## What to do
Set the listing down again exactly, please, apart from its pictures.

## Dataset content
◆ ◆ ◆ ◆
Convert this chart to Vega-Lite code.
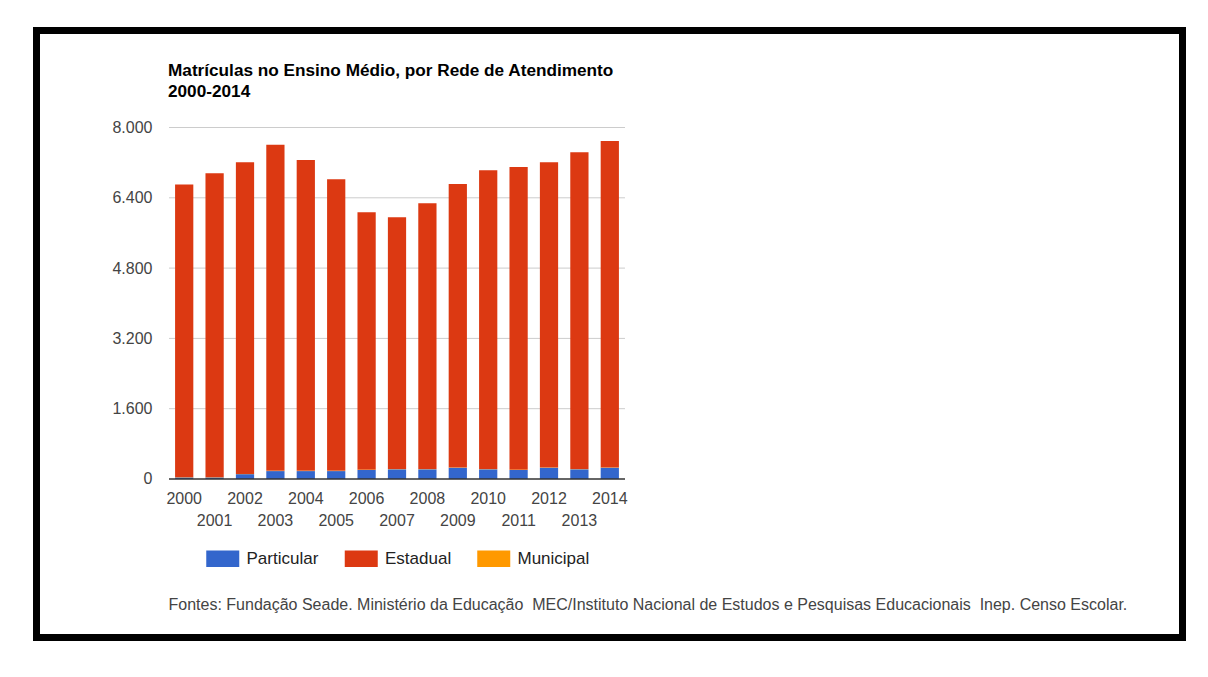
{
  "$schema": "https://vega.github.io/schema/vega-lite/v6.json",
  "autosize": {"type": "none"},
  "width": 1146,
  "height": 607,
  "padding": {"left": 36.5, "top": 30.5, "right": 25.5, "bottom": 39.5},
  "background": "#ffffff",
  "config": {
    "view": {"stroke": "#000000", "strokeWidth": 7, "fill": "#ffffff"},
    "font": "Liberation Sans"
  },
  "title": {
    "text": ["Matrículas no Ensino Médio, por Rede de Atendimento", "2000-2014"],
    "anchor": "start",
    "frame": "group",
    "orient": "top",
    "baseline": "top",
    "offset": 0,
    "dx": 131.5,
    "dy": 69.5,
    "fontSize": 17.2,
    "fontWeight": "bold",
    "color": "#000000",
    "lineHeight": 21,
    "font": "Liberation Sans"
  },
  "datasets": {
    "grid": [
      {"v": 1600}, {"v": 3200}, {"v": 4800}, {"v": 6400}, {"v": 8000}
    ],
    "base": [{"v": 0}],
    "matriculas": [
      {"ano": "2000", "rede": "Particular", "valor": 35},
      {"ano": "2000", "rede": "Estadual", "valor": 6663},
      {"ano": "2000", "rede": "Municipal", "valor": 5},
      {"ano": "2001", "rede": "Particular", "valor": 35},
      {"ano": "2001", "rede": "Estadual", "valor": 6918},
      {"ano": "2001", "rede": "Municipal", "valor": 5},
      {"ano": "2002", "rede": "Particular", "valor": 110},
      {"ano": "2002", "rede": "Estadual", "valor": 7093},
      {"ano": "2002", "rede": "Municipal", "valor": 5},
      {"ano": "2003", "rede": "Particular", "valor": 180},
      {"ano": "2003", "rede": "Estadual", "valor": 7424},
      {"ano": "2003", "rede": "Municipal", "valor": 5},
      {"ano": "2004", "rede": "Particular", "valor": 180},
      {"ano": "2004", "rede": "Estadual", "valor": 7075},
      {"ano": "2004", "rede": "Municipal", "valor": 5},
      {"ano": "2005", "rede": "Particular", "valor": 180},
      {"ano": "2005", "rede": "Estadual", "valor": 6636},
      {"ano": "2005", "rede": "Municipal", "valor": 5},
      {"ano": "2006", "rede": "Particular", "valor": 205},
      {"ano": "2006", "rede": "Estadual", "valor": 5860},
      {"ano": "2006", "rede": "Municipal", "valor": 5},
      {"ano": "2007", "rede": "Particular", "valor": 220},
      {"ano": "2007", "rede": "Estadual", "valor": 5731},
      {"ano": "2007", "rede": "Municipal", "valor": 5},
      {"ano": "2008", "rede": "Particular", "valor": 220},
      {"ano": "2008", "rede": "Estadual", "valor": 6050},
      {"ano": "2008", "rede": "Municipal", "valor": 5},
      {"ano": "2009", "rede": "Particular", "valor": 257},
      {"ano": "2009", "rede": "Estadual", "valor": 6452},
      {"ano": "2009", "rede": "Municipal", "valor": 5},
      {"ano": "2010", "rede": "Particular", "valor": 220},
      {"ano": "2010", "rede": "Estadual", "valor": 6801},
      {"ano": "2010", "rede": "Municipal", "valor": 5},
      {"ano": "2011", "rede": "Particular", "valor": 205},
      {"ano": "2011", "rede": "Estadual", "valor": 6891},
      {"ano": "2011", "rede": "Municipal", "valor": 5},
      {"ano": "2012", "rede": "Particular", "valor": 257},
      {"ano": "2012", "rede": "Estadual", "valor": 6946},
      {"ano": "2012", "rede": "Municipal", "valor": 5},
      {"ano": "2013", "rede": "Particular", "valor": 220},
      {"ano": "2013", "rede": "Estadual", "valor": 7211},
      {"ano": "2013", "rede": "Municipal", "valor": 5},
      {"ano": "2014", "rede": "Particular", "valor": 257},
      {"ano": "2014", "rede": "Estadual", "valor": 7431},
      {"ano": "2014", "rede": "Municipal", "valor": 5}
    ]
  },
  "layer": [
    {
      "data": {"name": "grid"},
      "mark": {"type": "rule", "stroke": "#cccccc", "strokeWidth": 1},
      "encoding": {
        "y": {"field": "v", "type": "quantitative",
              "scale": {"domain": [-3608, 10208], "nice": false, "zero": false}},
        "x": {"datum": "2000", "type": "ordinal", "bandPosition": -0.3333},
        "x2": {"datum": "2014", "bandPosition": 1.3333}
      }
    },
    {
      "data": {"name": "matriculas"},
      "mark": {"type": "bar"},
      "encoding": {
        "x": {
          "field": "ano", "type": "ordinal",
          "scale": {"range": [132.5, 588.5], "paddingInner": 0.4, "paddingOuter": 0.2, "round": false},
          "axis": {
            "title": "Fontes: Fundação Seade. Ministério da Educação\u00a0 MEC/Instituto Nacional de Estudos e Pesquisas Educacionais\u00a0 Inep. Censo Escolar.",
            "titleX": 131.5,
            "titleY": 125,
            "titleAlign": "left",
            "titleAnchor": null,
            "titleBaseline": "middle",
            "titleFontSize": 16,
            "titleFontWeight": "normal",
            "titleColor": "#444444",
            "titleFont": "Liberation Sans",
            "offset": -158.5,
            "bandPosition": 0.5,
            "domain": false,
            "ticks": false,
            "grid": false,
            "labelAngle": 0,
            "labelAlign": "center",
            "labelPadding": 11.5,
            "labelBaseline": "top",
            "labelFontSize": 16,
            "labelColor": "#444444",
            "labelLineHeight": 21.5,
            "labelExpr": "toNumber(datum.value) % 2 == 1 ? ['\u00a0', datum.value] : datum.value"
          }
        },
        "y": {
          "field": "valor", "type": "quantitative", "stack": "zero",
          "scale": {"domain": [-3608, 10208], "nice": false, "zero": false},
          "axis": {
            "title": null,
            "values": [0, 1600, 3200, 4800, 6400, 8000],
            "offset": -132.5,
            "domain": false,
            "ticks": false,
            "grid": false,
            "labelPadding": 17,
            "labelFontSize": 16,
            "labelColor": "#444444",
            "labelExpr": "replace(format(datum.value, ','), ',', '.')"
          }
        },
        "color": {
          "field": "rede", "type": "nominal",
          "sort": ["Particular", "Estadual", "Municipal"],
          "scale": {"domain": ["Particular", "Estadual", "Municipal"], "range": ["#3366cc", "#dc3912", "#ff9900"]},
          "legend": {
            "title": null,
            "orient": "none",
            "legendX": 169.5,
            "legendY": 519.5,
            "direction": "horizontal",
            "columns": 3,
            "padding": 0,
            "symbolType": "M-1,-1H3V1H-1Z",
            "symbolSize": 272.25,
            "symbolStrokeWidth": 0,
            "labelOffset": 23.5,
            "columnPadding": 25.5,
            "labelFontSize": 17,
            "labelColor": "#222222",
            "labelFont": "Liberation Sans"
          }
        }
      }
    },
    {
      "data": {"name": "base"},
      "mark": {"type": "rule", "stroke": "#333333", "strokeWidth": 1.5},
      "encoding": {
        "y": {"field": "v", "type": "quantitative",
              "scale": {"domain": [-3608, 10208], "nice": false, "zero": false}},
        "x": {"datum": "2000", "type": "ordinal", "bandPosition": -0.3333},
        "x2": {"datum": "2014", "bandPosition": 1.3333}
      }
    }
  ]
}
◆ ◆ ◆ ◆
## Completed task
Convert this chart to Vega-Lite code.
{
  "$schema": "https://vega.github.io/schema/vega-lite/v6.json",
  "autosize": {"type": "none"},
  "width": 1146,
  "height": 607,
  "padding": {"left": 36.5, "top": 30.5, "right": 25.5, "bottom": 39.5},
  "background": "#ffffff",
  "config": {
    "view": {"stroke": "#000000", "strokeWidth": 7, "fill": "#ffffff"},
    "font": "Liberation Sans"
  },
  "title": {
    "text": ["Matrículas no Ensino Médio, por Rede de Atendimento", "2000-2014"],
    "anchor": "start",
    "frame": "group",
    "orient": "top",
    "baseline": "top",
    "offset": 0,
    "dx": 131.5,
    "dy": 69.5,
    "fontSize": 17.2,
    "fontWeight": "bold",
    "color": "#000000",
    "lineHeight": 21,
    "font": "Liberation Sans"
  },
  "datasets": {
    "grid": [
      {"v": 1600}, {"v": 3200}, {"v": 4800}, {"v": 6400}, {"v": 8000}
    ],
    "base": [{"v": 0}],
    "matriculas": [
      {"ano": "2000", "rede": "Particular", "valor": 35},
      {"ano": "2000", "rede": "Estadual", "valor": 6663},
      {"ano": "2000", "rede": "Municipal", "valor": 5},
      {"ano": "2001", "rede": "Particular", "valor": 35},
      {"ano": "2001", "rede": "Estadual", "valor": 6918},
      {"ano": "2001", "rede": "Municipal", "valor": 5},
      {"ano": "2002", "rede": "Particular", "valor": 110},
      {"ano": "2002", "rede": "Estadual", "valor": 7093},
      {"ano": "2002", "rede": "Municipal", "valor": 5},
      {"ano": "2003", "rede": "Particular", "valor": 180},
      {"ano": "2003", "rede": "Estadual", "valor": 7424},
      {"ano": "2003", "rede": "Municipal", "valor": 5},
      {"ano": "2004", "rede": "Particular", "valor": 180},
      {"ano": "2004", "rede": "Estadual", "valor": 7075},
      {"ano": "2004", "rede": "Municipal", "valor": 5},
      {"ano": "2005", "rede": "Particular", "valor": 180},
      {"ano": "2005", "rede": "Estadual", "valor": 6636},
      {"ano": "2005", "rede": "Municipal", "valor": 5},
      {"ano": "2006", "rede": "Particular", "valor": 205},
      {"ano": "2006", "rede": "Estadual", "valor": 5860},
      {"ano": "2006", "rede": "Municipal", "valor": 5},
      {"ano": "2007", "rede": "Particular", "valor": 220},
      {"ano": "2007", "rede": "Estadual", "valor": 5731},
      {"ano": "2007", "rede": "Municipal", "valor": 5},
      {"ano": "2008", "rede": "Particular", "valor": 220},
      {"ano": "2008", "rede": "Estadual", "valor": 6050},
      {"ano": "2008", "rede": "Municipal", "valor": 5},
      {"ano": "2009", "rede": "Particular", "valor": 257},
      {"ano": "2009", "rede": "Estadual", "valor": 6452},
      {"ano": "2009", "rede": "Municipal", "valor": 5},
      {"ano": "2010", "rede": "Particular", "valor": 220},
      {"ano": "2010", "rede": "Estadual", "valor": 6801},
      {"ano": "2010", "rede": "Municipal", "valor": 5},
      {"ano": "2011", "rede": "Particular", "valor": 205},
      {"ano": "2011", "rede": "Estadual", "valor": 6891},
      {"ano": "2011", "rede": "Municipal", "valor": 5},
      {"ano": "2012", "rede": "Particular", "valor": 257},
      {"ano": "2012", "rede": "Estadual", "valor": 6946},
      {"ano": "2012", "rede": "Municipal", "valor": 5},
      {"ano": "2013", "rede": "Particular", "valor": 220},
      {"ano": "2013", "rede": "Estadual", "valor": 7211},
      {"ano": "2013", "rede": "Municipal", "valor": 5},
      {"ano": "2014", "rede": "Particular", "valor": 257},
      {"ano": "2014", "rede": "Estadual", "valor": 7431},
      {"ano": "2014", "rede": "Municipal", "valor": 5}
    ]
  },
  "layer": [
    {
      "data": {"name": "grid"},
      "mark": {"type": "rule", "stroke": "#cccccc", "strokeWidth": 1},
      "encoding": {
        "y": {"field": "v", "type": "quantitative",
              "scale": {"domain": [-3608, 10208], "nice": false, "zero": false}},
        "x": {"datum": "2000", "type": "ordinal", "bandPosition": -0.3333},
        "x2": {"datum": "2014", "bandPosition": 1.3333}
      }
    },
    {
      "data": {"name": "matriculas"},
      "mark": {"type": "bar"},
      "encoding": {
        "x": {
          "field": "ano", "type": "ordinal",
          "scale": {"range": [132.5, 588.5], "paddingInner": 0.4, "paddingOuter": 0.2, "round": false},
          "axis": {
            "title": "Fontes: Fundação Seade. Ministério da Educação\u00a0 MEC/Instituto Nacional de Estudos e Pesquisas Educacionais\u00a0 Inep. Censo Escolar.",
            "titleX": 131.5,
            "titleY": 125,
            "titleAlign": "left",
            "titleAnchor": null,
            "titleBaseline": "middle",
            "titleFontSize": 16,
            "titleFontWeight": "normal",
            "titleColor": "#444444",
            "titleFont": "Liberation Sans",
            "offset": -158.5,
            "bandPosition": 0.5,
            "domain": false,
            "ticks": false,
            "grid": false,
            "labelAngle": 0,
            "labelAlign": "center",
            "labelPadding": 11.5,
            "labelBaseline": "top",
            "labelFontSize": 16,
            "labelColor": "#444444",
            "labelLineHeight": 21.5,
            "labelExpr": "toNumber(datum.value) % 2 == 1 ? ['\u00a0', datum.value] : datum.value"
          }
        },
        "y": {
          "field": "valor", "type": "quantitative", "stack": "zero",
          "scale": {"domain": [-3608, 10208], "nice": false, "zero": false},
          "axis": {
            "title": null,
            "values": [0, 1600, 3200, 4800, 6400, 8000],
            "offset": -132.5,
            "domain": false,
            "ticks": false,
            "grid": false,
            "labelPadding": 17,
            "labelFontSize": 16,
            "labelColor": "#444444",
            "labelExpr": "replace(format(datum.value, ','), ',', '.')"
          }
        },
        "color": {
          "field": "rede", "type": "nominal",
          "sort": ["Particular", "Estadual", "Municipal"],
          "scale": {"domain": ["Particular", "Estadual", "Municipal"], "range": ["#3366cc", "#dc3912", "#ff9900"]},
          "legend": {
            "title": null,
            "orient": "none",
            "legendX": 169.5,
            "legendY": 519.5,
            "direction": "horizontal",
            "columns": 3,
            "padding": 0,
            "symbolType": "M-1,-1H3V1H-1Z",
            "symbolSize": 272.25,
            "symbolStrokeWidth": 0,
            "labelOffset": 23.5,
            "columnPadding": 25.5,
            "labelFontSize": 17,
            "labelColor": "#222222",
            "labelFont": "Liberation Sans"
          }
        }
      }
    },
    {
      "data": {"name": "base"},
      "mark": {"type": "rule", "stroke": "#333333", "strokeWidth": 1.5},
      "encoding": {
        "y": {"field": "v", "type": "quantitative",
              "scale": {"domain": [-3608, 10208], "nice": false, "zero": false}},
        "x": {"datum": "2000", "type": "ordinal", "bandPosition": -0.3333},
        "x2": {"datum": "2014", "bandPosition": 1.3333}
      }
    }
  ]
}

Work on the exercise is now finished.